An array is a variable that stores multiple values.

Every value in the array, in C, must have the same type. This means you will have arrays of int values, arrays of double values, and more.

You can define an array of int values like this:

int prices[5];

You must always specify the size of the array. C does not provide dynamic arrays out of the box (you have to use a data structure like a linked list for that).

You can use a constant to define the size:

const int SIZE = 5;
int prices[SIZE];

You can initialize an array at definition time, like this:

int prices[5] = { 1, 2, 3, 4, 5 };

But you can also assign a value after the definition, in this way:

int prices[5];

prices[0] = 1;
prices[1] = 2;
prices[2] = 3;
prices[3] = 4;
prices[4] = 5;

Or, more practical, using a loop:

int prices[5];

for (int i = 0; i < 5; i++) {
  prices[i] = i + 1;
}

And you can reference an item in the array by using square brackets after the array variable name, adding an integer to determine the index value.
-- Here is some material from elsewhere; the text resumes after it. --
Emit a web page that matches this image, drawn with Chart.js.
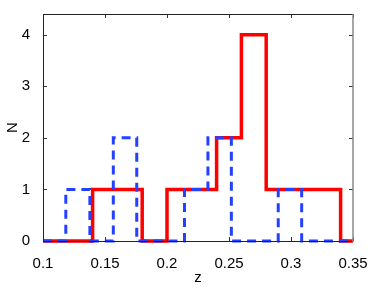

Like this:

prices[0]; /* array item value: 1 */
prices[1]; /* array item value: 2 */

Array indexes start from 0, so an array with 5 items, like the prices array above, will have items ranging from prices[0] to prices[4].

The interesting thing about C arrays is that the variable name of the array, prices in the above example, is a pointer to the first element of the array, and as such can be used like a normal pointer.

Another interesting thing is this: all elements of an array are stored sequentially in memory, one right after another, so you can access any item using pointer math. Not something that normally happens with higher-level programming languages.